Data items

......

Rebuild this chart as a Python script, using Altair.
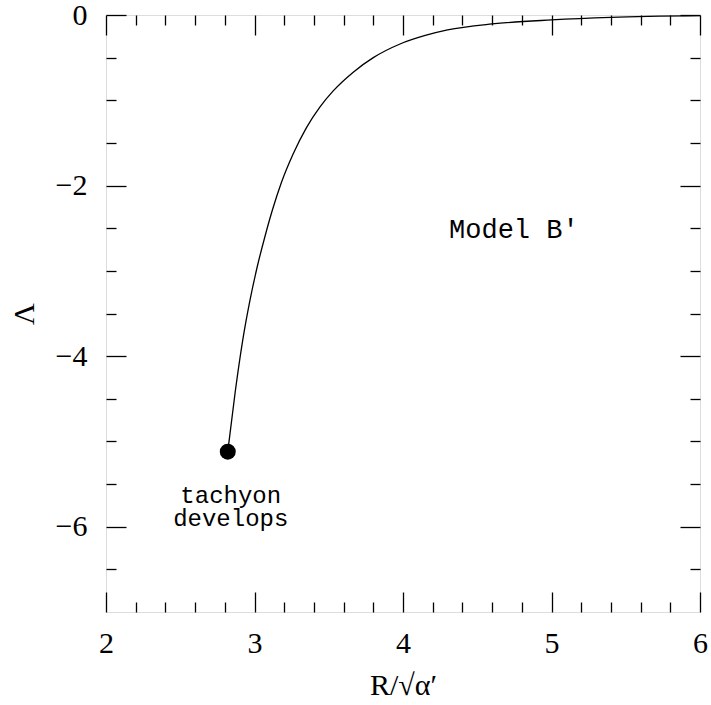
import altair as alt
import pandas as pd

# curve: Lambda vs R/sqrt(alpha')
r_vals = [2.82, 2.87, 2.92, 2.97, 3.02, 3.07, 3.12, 3.18, 3.26, 3.35, 3.44,
          3.53, 3.665, 3.80, 3.98, 4.15, 4.30, 4.60, 5.00, 5.40, 6.00]
lam_vals = [-5.12, -4.42, -3.82, -3.34, -2.94, -2.60, -2.29, -1.97, -1.63,
            -1.32, -1.08, -0.89, -0.67, -0.50, -0.34, -0.24, -0.175, -0.105,
            -0.058, -0.028, -0.008]

dot_r = [2.82]
dot_lam = [-5.12]

note_r = [4.31]
note_lam = [-2.61]
note_text = ["Model B\u2032"]

tach_r = [2.84]
tach_lam = [-5.72]
tach_text = ["tachyon\ndevelops"]

x_major = [2, 3, 4, 5, 6]
x_minor = [2.2, 2.4, 2.6, 2.8, 3.2, 3.4, 3.6, 3.8, 4.2, 4.4, 4.6, 4.8,
           5.2, 5.4, 5.6, 5.8]
y_labels = [0, -2, -4, -6]
y_major = [0, -2, -4, -6]
y_minor = [-0.5, -1, -1.5, -2.5, -3, -3.5, -4.5, -5, -5.5, -6.5]

W, H = 594, 597
SERIF = "Liberation Serif"
MONO = "Liberation Mono"

curve = pd.DataFrame({"r": r_vals, "lam": lam_vals})
dot = pd.DataFrame({"r": dot_r, "lam": dot_lam})
note = pd.DataFrame({"r": note_r, "lam": note_lam, "t": note_text})
tach = pd.DataFrame({"r": tach_r, "lam": tach_lam, "t": tach_text})

xs = alt.Scale(domain=[2, 6], nice=False, zero=False)
ys = alt.Scale(domain=[-7, 0], nice=False, zero=False)


def tick_axis(orient, values, size, offset):
    return alt.Axis(orient=orient, values=values, tickSize=size, offset=offset,
                    labels=False, domain=False, grid=False, title=None,
                    tickColor="black", tickWidth=1.3)


# main line with labelled axes
line = alt.Chart(curve).mark_line(color="black", strokeWidth=1.3,
                                  interpolate="monotone").encode(
    x=alt.X("r:Q", scale=xs, axis=alt.Axis(
        orient="bottom", values=x_major, format="d", ticks=False, tickSize=0,
        labelPadding=16, labelFlush=False, domain=False, grid=False,
        title="R/\u221a\u03b1\u2032", titlePadding=12,
        labelFont=SERIF, labelFontSize=30, labelColor="black",
        titleFont=SERIF, titleFontSize=30, titleFontWeight="normal",
        titleColor="black")),
    y=alt.Y("lam:Q", scale=ys, axis=alt.Axis(
        orient="left", values=y_labels, format="d", ticks=False, tickSize=0,
        labelPadding=19, labelFlush=False, domain=False, grid=False,
        title="\u039b", titlePadding=16,
        labelFont=SERIF, labelFontSize=30, labelColor="black",
        titleFont=SERIF, titleFontSize=30, titleFontWeight="normal",
        titleColor="black")),
)

# major ticks on bottom & left, pointing inward
pt = alt.Chart(dot).mark_circle(color="black", opacity=1, size=255).encode(
    x=alt.X("r:Q", scale=xs, axis=tick_axis("top", x_major, 20, -H)),
    y=alt.Y("lam:Q", scale=ys, axis=tick_axis("right", y_major, 20, -W)),
)

# minor ticks on bottom & left
txt1 = alt.Chart(note).mark_text(font=MONO, fontSize=27, align="left",
                                 baseline="alphabetic", color="black").encode(
    x=alt.X("r:Q", scale=xs, axis=tick_axis("top", x_minor, 10, -H)),
    y=alt.Y("lam:Q", scale=ys, axis=tick_axis("right", y_minor, 10, -W)),
    text="t:N",
)

# major ticks on top & right
txt2 = alt.Chart(tach).mark_text(font=MONO, fontSize=24, align="center",
                                 baseline="alphabetic", lineBreak="\n",
                                 lineHeight=23, color="black").encode(
    x=alt.X("r:Q", scale=xs, axis=tick_axis("bottom", x_major, 20, -H)),
    y=alt.Y("lam:Q", scale=ys, axis=tick_axis("left", y_major, 20, -W)),
    text="t:N",
)

# minor ticks on top & right (invisible carrier layer)
carrier = alt.Chart(dot).mark_circle(opacity=0, size=1).encode(
    x=alt.X("r:Q", scale=xs, axis=tick_axis("bottom", x_minor, 10, -H)),
    y=alt.Y("lam:Q", scale=ys, axis=tick_axis("left", y_minor, 10, -W)),
)

chart = alt.layer(line, pt, txt1, txt2, carrier).resolve_axis(
    x="independent", y="independent"
).properties(
    width=W, height=H,
    autosize=alt.AutoSizeParams(type="none"),
    padding={"left": 106, "top": 15, "right": 11, "bottom": 93},
).configure_view(
    stroke="black", strokeWidth=1.5
).configure(background="white")

chart.save("out.html", embed_options={"renderer": "svg", "actions": False})
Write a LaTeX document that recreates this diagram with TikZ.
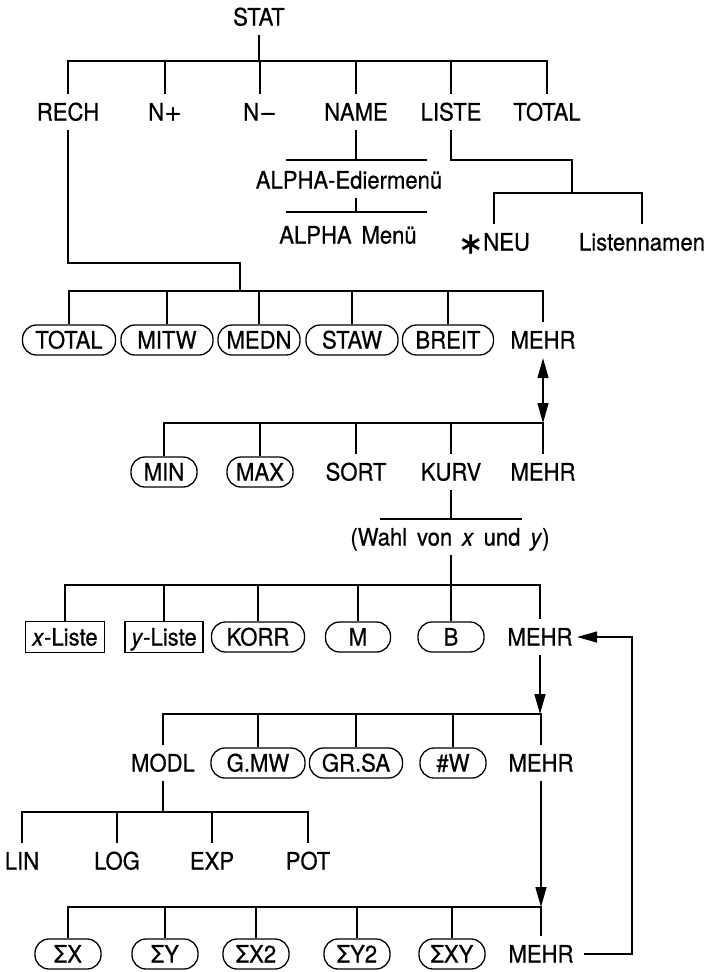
\documentclass[tikz,border=0pt]{standalone}
\usepackage{fontspec}
\setmainfont{TeX Gyre Heros}[FakeStretch=0.92,FakeBold=0.6,WordSpace=1.6]
\newfontfamily\symfont{DejaVu Sans}[FakeBold=0.8]
\newcommand{\opsym}[1]{{\symfont\fontsize{21pt}{24pt}\selectfont #1}}
\usepackage{tikz}
\usetikzlibrary{arrows.meta}
\tikzset{
  lbl/.style={inner xsep=4pt,inner ysep=9pt,text height=17pt,text depth=0pt},
  pill/.style={rectangle,rounded corners=14pt,draw,minimum width=#1,minimum height=30pt,
    inner xsep=2pt,inner ysep=0pt,text height=17pt,text depth=0pt},
  pill/.default=66pt,
  kbox/.style={rectangle,draw,minimum width=#1,minimum height=31pt,
    inner xsep=2pt,inner ysep=0pt,text height=17pt,text depth=0pt},
  tip/.style={-{Triangle[length=20pt,width=11pt]}},
  dtip/.style={{Triangle[length=20pt,width=11pt]}-{Triangle[length=20pt,width=11pt]}},
}

\begin{document}
\begin{tikzpicture}[x=1pt,y=-1pt,line width=1.3pt,font=\fontsize{24pt}{28pt}\selectfont]
\useasboundingbox (0,0) rectangle (713,972);
% horizontal levels
\coordinate (b0) at (0,61);
\coordinate (b1) at (0,193);
\coordinate (b2) at (0,291);
\coordinate (b3) at (0,423);
\coordinate (b4) at (0,585);
\coordinate (b5) at (0,714);
\coordinate (b6) at (0,812);
\coordinate (b7) at (0,907);

% STAT menu
\node[lbl] (stat) at (259,17) {STAT};
\foreach \nm/\xx/\txt in {rech/68/RECH, nplus/165/N\opsym{+}, nminus/260/N\opsym{−},
    name/356/NAME, liste/451/LISTE, total/547/TOTAL}
  \node[lbl] (\nm) at (\xx,112) {\txt};
\draw (stat.south) -- (stat |- b0);
\draw (rech.north) -- (rech |- b0) -- (total |- b0) -- (total.north);
\foreach \nm in {nplus,nminus,name,liste}
  \draw (\nm.north) -- (\nm |- b0);

% NAME
\node[lbl] (edier) at (349,180) {ALPHA-Ediermenü};
\node[lbl] (amenu) at (348,235) {ALPHA Menü};
\coordinate (l1a) at (286,160);
\coordinate (l1b) at (427,160);
\coordinate (l2a) at (286,212);
\coordinate (l2b) at (427,212);
\draw (l1a) -- (l1b);
\draw (l2a) -- (l2b);
\draw (name.south) -- (name |- l1a);
\draw (name |- edier.south) -- (name |- l2a);

% LISTE
\node[lbl] (neu) at (494,242) {{\symfont\fontsize{30pt}{30pt}\selectfont\raisebox{-3pt}{∗}}NEU};
\node[lbl] (lnamen) at (642,242) {Listennamen};
\coordinate (k1) at (572,160);
\draw (liste.south) |- (k1) -- (k1 |- b1);
\draw (neu.north) -- (neu |- b1) -- (lnamen |- b1) -- (lnamen.north);

% RECH
\coordinate (k2) at (240,263);
\draw (rech.south) |- (k2) -- (k2 |- b2);
\foreach \nm/\xx/\pw/\txt in {totalB/69/93/TOTAL, mitw/167/92/MITW, medn/259/82/MEDN,
    staw/352/92/STAW, breit/448/91/BREIT}
  \node[pill=\pw pt] (\nm) at (\xx,340) {\txt};
\node[lbl] (mehrA) at (543,340) {MEHR};
\draw (totalB.north) -- (totalB |- b2) -- (mehrA |- b2) -- (mehrA.north);
\foreach \nm in {mitw,medn,staw,breit}
  \draw (\nm.north) -- (\nm |- b2);
\draw[dtip] (mehrA.south) -- (mehrA |- b3);

% second page
\node[pill] (minK) at (164,472) {MIN};
\node[pill] (maxK) at (260,472) {MAX};
\node[lbl] (sortK) at (356,472) {SORT};
\node[lbl] (kurv) at (451,472) {KURV};
\node[lbl] (mehrB) at (543,472) {MEHR};
\draw (minK.north) -- (minK |- b3) -- (mehrB |- b3) -- (mehrB.north);
\foreach \nm in {maxK,sortK,kurv}
  \draw (\nm.north) -- (\nm |- b3);

% KURV
\node[lbl] (wahl) at (450,537) {(Wahl von \textit{x} und \textit{y})};
\coordinate (l3a) at (380,519);
\coordinate (l3b) at (522,519);
\draw (l3a) -- (l3b);
\draw (kurv.south) -- (kurv |- l3a);
\draw (kurv |- wahl.south) -- (kurv |- b4);
\node[kbox=79pt] (xl) at (65,637) {\textit{x}-Liste};
\node[kbox=78pt] (yl) at (164,637) {\textit{y}-Liste};
\foreach \nm/\xx/\pw/\txt in {korr/258/93/KORR, mM/358/65/M, bB/451/66/B}
  \node[pill=\pw pt] (\nm) at (\xx,637) {\txt};
\node[lbl] (mehrC) at (540,637) {MEHR};
\draw (xl.north) -- (xl |- b4) -- (mehrC |- b4) -- (mehrC.north);
\foreach \nm in {yl,korr,mM,bB}
  \draw (\nm.north) -- (\nm |- b4);

% third page
\draw[tip] (mehrC.south) -- (mehrC |- b5);
\node[lbl] (modl) at (163,763) {MODL};
\foreach \nm/\xx/\pw/\txt in {gmw/258/94/G.MW, grsa/356/93/GR.SA, nw/453/66/\#W}
  \node[pill=\pw pt] (\nm) at (\xx,763) {\txt};
\node[lbl] (mehrD) at (541,763) {MEHR};
\draw (modl.north) -- (modl |- b5) -- (mehrD |- b5) -- (mehrD.north);
\foreach \nm in {gmw,grsa,nw}
  \draw (\nm.north) -- (\nm |- b5);

% MODL
\foreach \nm/\xx/\txt in {lin/22/LIN, logK/117/LOG, expK/212/EXP, pot/308/POT}
  \node[lbl] (\nm) at (\xx,861) {\txt};
\draw (modl.south) -- (modl |- b6);
\draw (lin.north) -- (lin |- b6) -- (pot |- b6) -- (pot.north);
\foreach \nm in {logK,expK}
  \draw (\nm.north) -- (\nm |- b6);

% fourth page
\draw[tip] (mehrD.south) -- (mehrD |- b7);
\foreach \nm/\xx/\txt in {sx/68/ΣX, sy/165/ΣY, sxx/256/ΣX2, syy/357/ΣY2, sxy/452/ΣXY}
  \node[pill] (\nm) at (\xx,954) {\txt};
\node[lbl] (mehrE) at (541,954) {MEHR};
\draw (sx.north) -- (sx |- b7) -- (mehrE |- b7) -- (mehrE.north);
\foreach \nm in {sy,sxx,syy,sxy}
  \draw (\nm.north) -- (\nm |- b7);

% back to the third row
\coordinate (k3) at (632,0);
\draw[tip] ([xshift=6pt]mehrE.east) -- (k3 |- mehrE) -- (k3 |- mehrC) -- (mehrC.east);
\end{tikzpicture}
\end{document}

......

▸ **STATED TASK**: Without the pictures, repeat the entries above line by line, from the first through the one that contains "dot_lam = [-5.12]", both ends included.

▸ **FINAL RESULT**:
Rebuild this chart as a Python script, using Altair.
import altair as alt
import pandas as pd

# curve: Lambda vs R/sqrt(alpha')
r_vals = [2.82, 2.87, 2.92, 2.97, 3.02, 3.07, 3.12, 3.18, 3.26, 3.35, 3.44,
          3.53, 3.665, 3.80, 3.98, 4.15, 4.30, 4.60, 5.00, 5.40, 6.00]
lam_vals = [-5.12, -4.42, -3.82, -3.34, -2.94, -2.60, -2.29, -1.97, -1.63,
            -1.32, -1.08, -0.89, -0.67, -0.50, -0.34, -0.24, -0.175, -0.105,
            -0.058, -0.028, -0.008]

dot_r = [2.82]
dot_lam = [-5.12]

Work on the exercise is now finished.